-------- INPUT FOR THIS TASK
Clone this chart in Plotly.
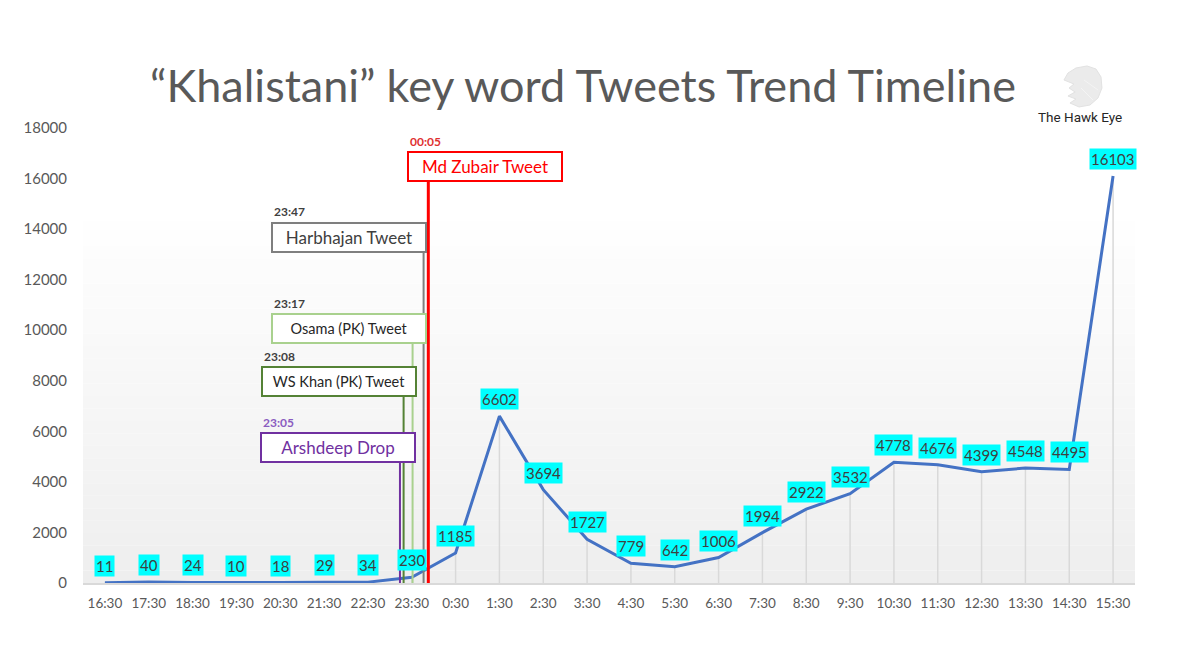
----------------
-------- INPUT FOR THIS TASK
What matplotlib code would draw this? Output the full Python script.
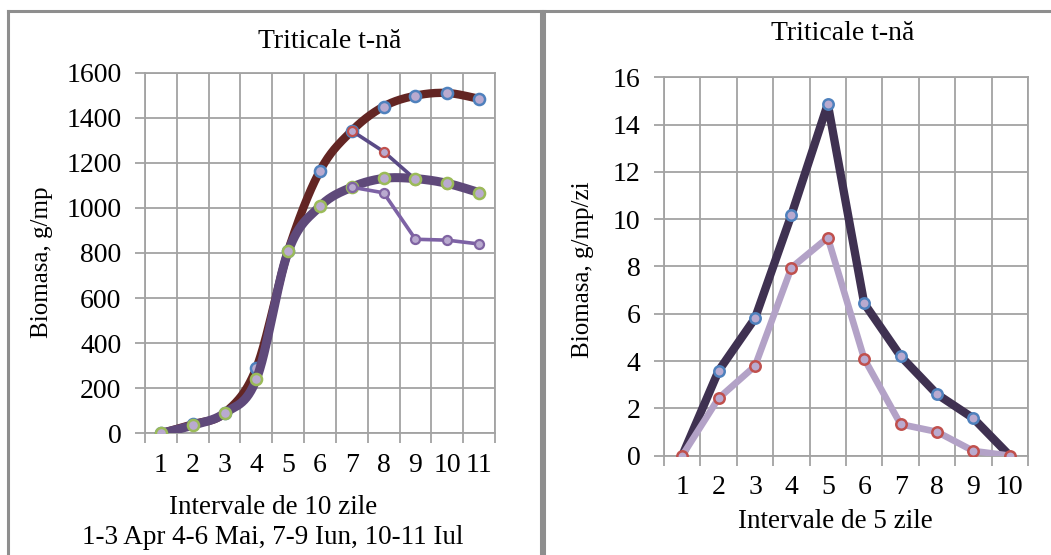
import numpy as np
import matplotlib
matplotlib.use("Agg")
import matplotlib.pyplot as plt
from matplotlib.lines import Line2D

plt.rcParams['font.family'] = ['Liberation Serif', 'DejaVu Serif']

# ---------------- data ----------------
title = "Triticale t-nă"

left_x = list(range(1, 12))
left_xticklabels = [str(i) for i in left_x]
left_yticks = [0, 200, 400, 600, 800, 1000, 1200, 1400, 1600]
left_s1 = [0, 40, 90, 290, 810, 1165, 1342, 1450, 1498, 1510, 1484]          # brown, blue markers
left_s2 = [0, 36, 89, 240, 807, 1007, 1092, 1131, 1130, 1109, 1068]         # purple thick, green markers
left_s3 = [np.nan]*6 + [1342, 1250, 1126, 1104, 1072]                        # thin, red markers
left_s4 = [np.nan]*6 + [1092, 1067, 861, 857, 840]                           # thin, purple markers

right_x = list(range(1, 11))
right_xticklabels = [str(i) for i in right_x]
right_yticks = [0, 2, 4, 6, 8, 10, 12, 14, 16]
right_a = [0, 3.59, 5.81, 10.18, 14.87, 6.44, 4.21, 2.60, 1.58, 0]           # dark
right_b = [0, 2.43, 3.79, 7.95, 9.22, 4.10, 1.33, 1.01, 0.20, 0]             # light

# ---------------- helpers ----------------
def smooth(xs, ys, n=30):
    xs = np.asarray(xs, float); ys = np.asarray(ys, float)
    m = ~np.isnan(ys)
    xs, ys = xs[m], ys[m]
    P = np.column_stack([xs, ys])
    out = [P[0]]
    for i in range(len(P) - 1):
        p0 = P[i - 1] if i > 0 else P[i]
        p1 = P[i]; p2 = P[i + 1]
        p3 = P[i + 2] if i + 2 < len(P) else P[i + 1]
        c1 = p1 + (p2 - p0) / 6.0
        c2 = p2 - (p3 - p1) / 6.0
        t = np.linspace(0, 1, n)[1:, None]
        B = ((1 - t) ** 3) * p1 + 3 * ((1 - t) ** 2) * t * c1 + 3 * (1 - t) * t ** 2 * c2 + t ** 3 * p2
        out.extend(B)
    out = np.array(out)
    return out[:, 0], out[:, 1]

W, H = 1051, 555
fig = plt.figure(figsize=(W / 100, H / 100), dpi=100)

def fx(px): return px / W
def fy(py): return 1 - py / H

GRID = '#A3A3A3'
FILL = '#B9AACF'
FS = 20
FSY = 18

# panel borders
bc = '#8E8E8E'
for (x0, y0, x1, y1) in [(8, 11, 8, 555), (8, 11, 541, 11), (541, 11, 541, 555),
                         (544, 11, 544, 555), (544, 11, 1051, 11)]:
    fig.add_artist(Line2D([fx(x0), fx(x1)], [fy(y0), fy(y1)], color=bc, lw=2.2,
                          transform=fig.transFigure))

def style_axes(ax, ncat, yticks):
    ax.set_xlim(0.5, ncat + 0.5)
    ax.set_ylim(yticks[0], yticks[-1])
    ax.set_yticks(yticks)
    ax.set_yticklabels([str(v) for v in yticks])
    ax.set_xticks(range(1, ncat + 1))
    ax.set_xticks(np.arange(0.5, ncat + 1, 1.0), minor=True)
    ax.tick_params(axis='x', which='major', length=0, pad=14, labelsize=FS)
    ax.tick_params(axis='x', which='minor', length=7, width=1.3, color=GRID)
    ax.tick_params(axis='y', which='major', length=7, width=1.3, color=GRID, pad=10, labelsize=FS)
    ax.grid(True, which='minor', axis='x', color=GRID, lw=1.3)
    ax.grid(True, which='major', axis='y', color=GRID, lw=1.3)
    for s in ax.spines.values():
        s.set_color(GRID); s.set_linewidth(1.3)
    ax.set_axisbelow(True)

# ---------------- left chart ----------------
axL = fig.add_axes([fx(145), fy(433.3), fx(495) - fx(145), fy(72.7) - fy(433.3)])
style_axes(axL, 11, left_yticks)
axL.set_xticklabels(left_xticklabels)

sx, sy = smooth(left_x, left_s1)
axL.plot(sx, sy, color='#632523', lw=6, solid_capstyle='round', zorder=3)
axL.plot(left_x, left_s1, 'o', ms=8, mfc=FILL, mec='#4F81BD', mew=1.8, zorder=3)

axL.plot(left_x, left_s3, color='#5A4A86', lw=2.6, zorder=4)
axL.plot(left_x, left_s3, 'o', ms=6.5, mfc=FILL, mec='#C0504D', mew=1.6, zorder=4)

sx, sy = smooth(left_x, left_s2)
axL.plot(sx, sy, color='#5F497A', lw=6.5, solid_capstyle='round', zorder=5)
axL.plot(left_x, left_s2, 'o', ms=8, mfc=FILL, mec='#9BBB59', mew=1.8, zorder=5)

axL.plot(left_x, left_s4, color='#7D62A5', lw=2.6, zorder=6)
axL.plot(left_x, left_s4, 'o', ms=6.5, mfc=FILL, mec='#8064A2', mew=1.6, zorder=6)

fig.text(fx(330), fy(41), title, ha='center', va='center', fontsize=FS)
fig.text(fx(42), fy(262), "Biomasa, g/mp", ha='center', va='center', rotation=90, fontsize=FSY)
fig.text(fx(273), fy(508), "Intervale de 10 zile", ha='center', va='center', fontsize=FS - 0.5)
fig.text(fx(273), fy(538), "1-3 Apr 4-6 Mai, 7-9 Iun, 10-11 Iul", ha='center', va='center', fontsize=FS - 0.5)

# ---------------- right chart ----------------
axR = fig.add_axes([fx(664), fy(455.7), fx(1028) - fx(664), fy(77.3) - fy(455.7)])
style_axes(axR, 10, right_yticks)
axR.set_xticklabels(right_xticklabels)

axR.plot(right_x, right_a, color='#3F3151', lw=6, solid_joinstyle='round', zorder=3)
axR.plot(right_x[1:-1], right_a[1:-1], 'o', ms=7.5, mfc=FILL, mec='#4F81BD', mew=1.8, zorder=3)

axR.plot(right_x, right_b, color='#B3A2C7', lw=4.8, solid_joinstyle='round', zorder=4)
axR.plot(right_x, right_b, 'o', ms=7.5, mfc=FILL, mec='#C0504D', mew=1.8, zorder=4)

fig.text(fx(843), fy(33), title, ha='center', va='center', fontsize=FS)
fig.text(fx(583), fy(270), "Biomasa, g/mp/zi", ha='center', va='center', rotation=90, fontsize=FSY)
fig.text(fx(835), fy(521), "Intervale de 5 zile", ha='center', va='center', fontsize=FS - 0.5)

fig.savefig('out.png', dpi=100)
----------------
▶ **TASK TO CARRY OUT**: Go through the entries above and count the lines containing the word "chart"; give only that count.

▶ **WORKED ANSWER**: 3